Items from a dataset
---

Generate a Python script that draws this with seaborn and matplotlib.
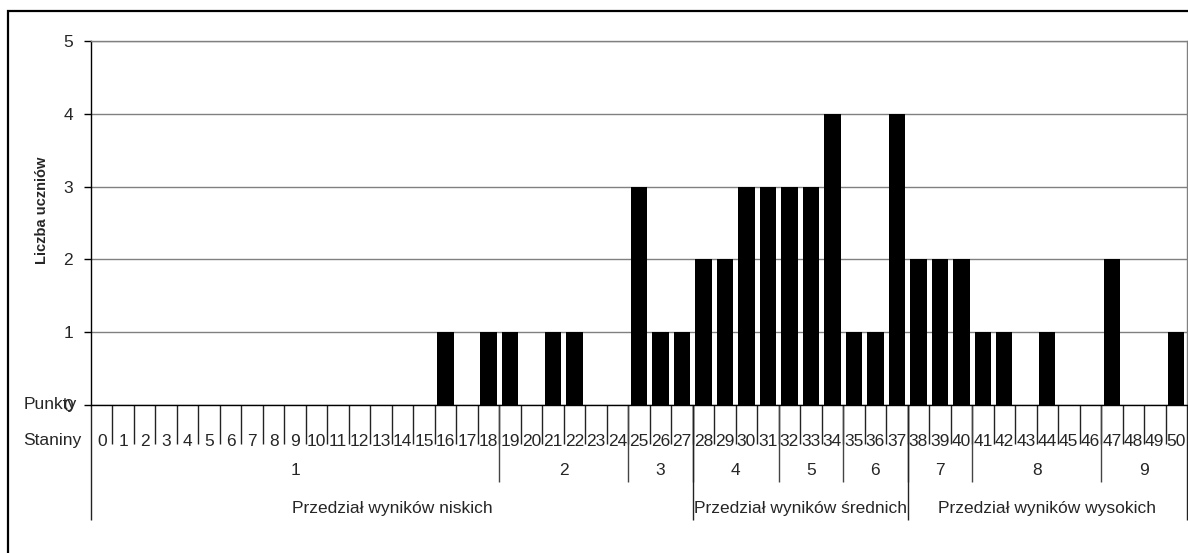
import matplotlib.pyplot as plt
import seaborn as sns
import pandas as pd
from matplotlib.patches import Rectangle

# points 0..50 and number of pupils
punkty = [str(p) for p in range(51)]
liczba = [0, 0, 0, 0, 0, 0, 0, 0, 0, 0,
          0, 0, 0, 0, 0, 0, 1, 0, 1, 1,
          0, 1, 1, 0, 0, 3, 1, 1, 2, 2,
          3, 3, 3, 3, 4, 1, 1, 4, 2, 2,
          2, 1, 1, 0, 1, 0, 0, 2, 0, 0,
          1]

# stanines: label and first point of each
staniny = ['1', '2', '3', '4', '5', '6', '7', '8', '9']
stanin_start = [0, 19, 25, 28, 32, 35, 38, 41, 47]

# result ranges
przedzialy = ['Przedział wyników niskich', 'Przedział wyników średnich',
              'Przedział wyników wysokich']
przedzial_start = [0, 28, 38]

df = pd.DataFrame({'punkty': punkty, 'liczba': liczba})

sns.set_style('white')
plt.rcParams['font.family'] = ['Liberation Sans', 'DejaVu Sans']

fig = plt.figure(figsize=(11.88, 5.53), dpi=100)
ax = fig.add_axes([91 / 1188, 1 - 405 / 553, 1096 / 1188, 364 / 553])

sns.barplot(data=df, x='punkty', y='liczba', order=punkty, color='black',
            width=0.76, saturation=1, linewidth=0, ax=ax)

ax.set_ylim(0, 5)
ax.set_xlim(-0.5, len(punkty) - 0.5)
ax.set_yticks(range(6))
ax.tick_params(axis='y', labelsize=12.5, length=5, width=1, color='black',
               pad=8, left=True)
ax.set_xticks([])
ax.set_xlabel('')
ax.set_ylabel('')
ax.yaxis.grid(True, color='#808080', lw=1)
ax.set_axisbelow(True)
for s in ['top', 'right']:
    ax.spines[s].set_color('#808080')
for s in ['left', 'bottom']:
    ax.spines[s].set_color('black')
for s in ax.spines.values():
    s.set_linewidth(1)

tr = ax.get_xaxis_transform()
n = len(punkty)

# table under the axis: points row
for i, p in enumerate(punkty):
    ax.text(i, -0.099, p, transform=tr, ha='center', va='center',
            fontsize=12.5, clip_on=False)
ax.vlines([i - 0.5 for i in range(1, n)], -0.107, 0, transform=tr,
          colors='#222222', lw=1, clip_on=False)

# stanine row
stanin_end = stanin_start[1:] + [n]
for lab, a, b in zip(staniny, stanin_start, stanin_end):
    ax.text((a + b - 1) / 2, -0.179, lab, transform=tr, ha='center',
            va='center', fontsize=12.5, clip_on=False)
ax.vlines([a - 0.5 for a in stanin_start[1:]], -0.2115, 0, transform=tr,
          colors='#444444', lw=1, clip_on=False)

# range row
przedzial_end = przedzial_start[1:] + [n]
for lab, a, b in zip(przedzialy, przedzial_start, przedzial_end):
    ax.text((a + b - 1) / 2, -0.283, lab, transform=tr, ha='center',
            va='center', fontsize=12.5, clip_on=False)
ax.vlines([a - 0.5 for a in przedzial_start] + [n - 0.5], -0.316, 0,
          transform=tr, colors='#222222', lw=1, clip_on=False)

# row captions
fig.text(50 / 1188, 1 - 405 / 553, 'Punkty', ha='center', va='center',
         fontsize=12.5)
fig.text(52 / 1188, 1 - 440 / 553, 'Staniny', ha='center', va='center',
         fontsize=12.5)
fig.text(42 / 1188, 1 - 210 / 553, 'Liczba uczniów', ha='center',
         va='center', rotation=90, fontsize=10.5, fontweight='bold')

# outer frame (cut off on right and bottom)
fig.add_artist(Rectangle((8 / 1188, -0.1), 1.2, 1.1 - 11 / 553,
                         transform=fig.transFigure, fill=False,
                         edgecolor='black', lw=1.6))

plt.savefig('out.png', dpi=100)
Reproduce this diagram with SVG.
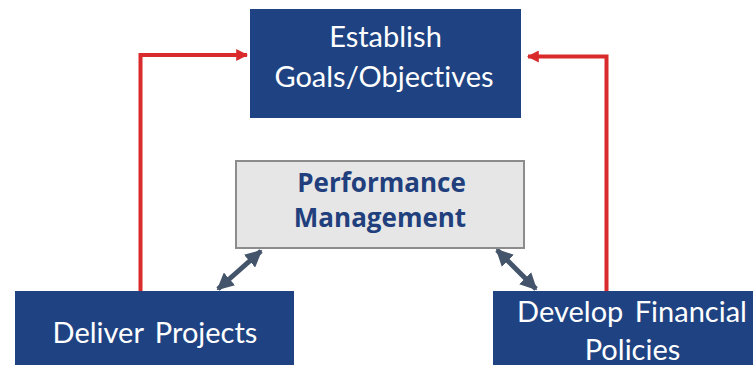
<svg xmlns="http://www.w3.org/2000/svg" width="753" height="365" viewBox="0 0 753 365">
<style>
.box{fill:#1f4382}
.wt{font-family:Lato,"Open Sans","Liberation Sans",sans-serif;font-size:29px;fill:#ffffff;text-anchor:middle;font-variant-ligatures:none}
.pt{font-family:"Open Sans",Lato,"Liberation Sans",sans-serif;font-size:26px;font-weight:bold;fill:#203f7c;text-anchor:middle}
.red{fill:none;stroke:#d92b2b;stroke-width:4}
.dbl{fill:none;stroke:#44546a;stroke-width:5}
</style>
<defs>
<marker id="ra" viewBox="0 0 10 10" refX="9" refY="5" markerWidth="3" markerHeight="3" orient="auto" markerUnits="strokeWidth"><path d="M0,0L10,5L0,10z" fill="#d92b2b"/></marker>
<marker id="ga" viewBox="0 0 10 10" refX="9" refY="5" markerWidth="3.4" markerHeight="3.4" orient="auto-start-reverse" markerUnits="strokeWidth"><path d="M0,0L10,5L0,10z" fill="#44546a"/></marker>
</defs>
<g id="connectors">
<path class="red" d="M140.5,291V55H247" marker-end="url(#ra)"/>
<path class="red" d="M606.5,291V56.5H528" marker-end="url(#ra)"/>
<path class="dbl" d="M261,251L218,289" marker-start="url(#ga)" marker-end="url(#ga)"/>
<path class="dbl" d="M497,250L536,289" marker-start="url(#ga)" marker-end="url(#ga)"/>
</g>
<g id="establish">
<rect class="box" x="250" y="9" width="271" height="109"/>
<text class="wt" x="385.5" y="47">Establish</text>
<text class="wt" x="384" y="87">Goals/Objectives</text>
</g>
<g id="performance">
<rect x="236" y="161" width="288" height="87" fill="#e6e6e6" stroke="#8c8c8c" stroke-width="2"/>
<text class="pt" x="381.5" y="192">Performance</text>
<text class="pt" x="380" y="227">Management</text>
</g>
<g id="deliver">
<rect class="box" x="15" y="291" width="279" height="74"/>
<text class="wt" x="155" y="343" word-spacing="4">Deliver Projects</text>
</g>
<g id="develop">
<rect class="box" x="493" y="291" width="260" height="74"/>
<text class="wt" x="632" y="322" word-spacing="4">Develop Financial</text>
<text class="wt" x="632.5" y="360">Policies</text>
</g>
</svg>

---

### GOAL OF THE EXERCISE
Reproduce every line of the material precisely, omitting its pictures.

### COMPLETE ANSWER
Generate a Python script that draws this with seaborn and matplotlib.
import matplotlib.pyplot as plt
import seaborn as sns
import pandas as pd
from matplotlib.patches import Rectangle

# points 0..50 and number of pupils
punkty = [str(p) for p in range(51)]
liczba = [0, 0, 0, 0, 0, 0, 0, 0, 0, 0,
          0, 0, 0, 0, 0, 0, 1, 0, 1, 1,
          0, 1, 1, 0, 0, 3, 1, 1, 2, 2,
          3, 3, 3, 3, 4, 1, 1, 4, 2, 2,
          2, 1, 1, 0, 1, 0, 0, 2, 0, 0,
          1]

# stanines: label and first point of each
staniny = ['1', '2', '3', '4', '5', '6', '7', '8', '9']
stanin_start = [0, 19, 25, 28, 32, 35, 38, 41, 47]

# result ranges
przedzialy = ['Przedział wyników niskich', 'Przedział wyników średnich',
              'Przedział wyników wysokich']
przedzial_start = [0, 28, 38]

df = pd.DataFrame({'punkty': punkty, 'liczba': liczba})

sns.set_style('white')
plt.rcParams['font.family'] = ['Liberation Sans', 'DejaVu Sans']

fig = plt.figure(figsize=(11.88, 5.53), dpi=100)
ax = fig.add_axes([91 / 1188, 1 - 405 / 553, 1096 / 1188, 364 / 553])

sns.barplot(data=df, x='punkty', y='liczba', order=punkty, color='black',
            width=0.76, saturation=1, linewidth=0, ax=ax)

ax.set_ylim(0, 5)
ax.set_xlim(-0.5, len(punkty) - 0.5)
ax.set_yticks(range(6))
ax.tick_params(axis='y', labelsize=12.5, length=5, width=1, color='black',
               pad=8, left=True)
ax.set_xticks([])
ax.set_xlabel('')
ax.set_ylabel('')
ax.yaxis.grid(True, color='#808080', lw=1)
ax.set_axisbelow(True)
for s in ['top', 'right']:
    ax.spines[s].set_color('#808080')
for s in ['left', 'bottom']:
    ax.spines[s].set_color('black')
for s in ax.spines.values():
    s.set_linewidth(1)

tr = ax.get_xaxis_transform()
n = len(punkty)

# table under the axis: points row
for i, p in enumerate(punkty):
    ax.text(i, -0.099, p, transform=tr, ha='center', va='center',
            fontsize=12.5, clip_on=False)
ax.vlines([i - 0.5 for i in range(1, n)], -0.107, 0, transform=tr,
          colors='#222222', lw=1, clip_on=False)

# stanine row
stanin_end = stanin_start[1:] + [n]
for lab, a, b in zip(staniny, stanin_start, stanin_end):
    ax.text((a + b - 1) / 2, -0.179, lab, transform=tr, ha='center',
            va='center', fontsize=12.5, clip_on=False)
ax.vlines([a - 0.5 for a in stanin_start[1:]], -0.2115, 0, transform=tr,
          colors='#444444', lw=1, clip_on=False)

# range row
przedzial_end = przedzial_start[1:] + [n]
for lab, a, b in zip(przedzialy, przedzial_start, przedzial_end):
    ax.text((a + b - 1) / 2, -0.283, lab, transform=tr, ha='center',
            va='center', fontsize=12.5, clip_on=False)
ax.vlines([a - 0.5 for a in przedzial_start] + [n - 0.5], -0.316, 0,
          transform=tr, colors='#222222', lw=1, clip_on=False)

# row captions
fig.text(50 / 1188, 1 - 405 / 553, 'Punkty', ha='center', va='center',
         fontsize=12.5)
fig.text(52 / 1188, 1 - 440 / 553, 'Staniny', ha='center', va='center',
         fontsize=12.5)
fig.text(42 / 1188, 1 - 210 / 553, 'Liczba uczniów', ha='center',
         va='center', rotation=90, fontsize=10.5, fontweight='bold')

# outer frame (cut off on right and bottom)
fig.add_artist(Rectangle((8 / 1188, -0.1), 1.2, 1.1 - 11 / 553,
                         transform=fig.transFigure, fill=False,
                         edgecolor='black', lw=1.6))

plt.savefig('out.png', dpi=100)
Reproduce this diagram with SVG.
<svg xmlns="http://www.w3.org/2000/svg" width="753" height="365" viewBox="0 0 753 365">
<style>
.box{fill:#1f4382}
.wt{font-family:Lato,"Open Sans","Liberation Sans",sans-serif;font-size:29px;fill:#ffffff;text-anchor:middle;font-variant-ligatures:none}
.pt{font-family:"Open Sans",Lato,"Liberation Sans",sans-serif;font-size:26px;font-weight:bold;fill:#203f7c;text-anchor:middle}
.red{fill:none;stroke:#d92b2b;stroke-width:4}
.dbl{fill:none;stroke:#44546a;stroke-width:5}
</style>
<defs>
<marker id="ra" viewBox="0 0 10 10" refX="9" refY="5" markerWidth="3" markerHeight="3" orient="auto" markerUnits="strokeWidth"><path d="M0,0L10,5L0,10z" fill="#d92b2b"/></marker>
<marker id="ga" viewBox="0 0 10 10" refX="9" refY="5" markerWidth="3.4" markerHeight="3.4" orient="auto-start-reverse" markerUnits="strokeWidth"><path d="M0,0L10,5L0,10z" fill="#44546a"/></marker>
</defs>
<g id="connectors">
<path class="red" d="M140.5,291V55H247" marker-end="url(#ra)"/>
<path class="red" d="M606.5,291V56.5H528" marker-end="url(#ra)"/>
<path class="dbl" d="M261,251L218,289" marker-start="url(#ga)" marker-end="url(#ga)"/>
<path class="dbl" d="M497,250L536,289" marker-start="url(#ga)" marker-end="url(#ga)"/>
</g>
<g id="establish">
<rect class="box" x="250" y="9" width="271" height="109"/>
<text class="wt" x="385.5" y="47">Establish</text>
<text class="wt" x="384" y="87">Goals/Objectives</text>
</g>
<g id="performance">
<rect x="236" y="161" width="288" height="87" fill="#e6e6e6" stroke="#8c8c8c" stroke-width="2"/>
<text class="pt" x="381.5" y="192">Performance</text>
<text class="pt" x="380" y="227">Management</text>
</g>
<g id="deliver">
<rect class="box" x="15" y="291" width="279" height="74"/>
<text class="wt" x="155" y="343" word-spacing="4">Deliver Projects</text>
</g>
<g id="develop">
<rect class="box" x="493" y="291" width="260" height="74"/>
<text class="wt" x="632" y="322" word-spacing="4">Develop Financial</text>
<text class="wt" x="632.5" y="360">Policies</text>
</g>
</svg>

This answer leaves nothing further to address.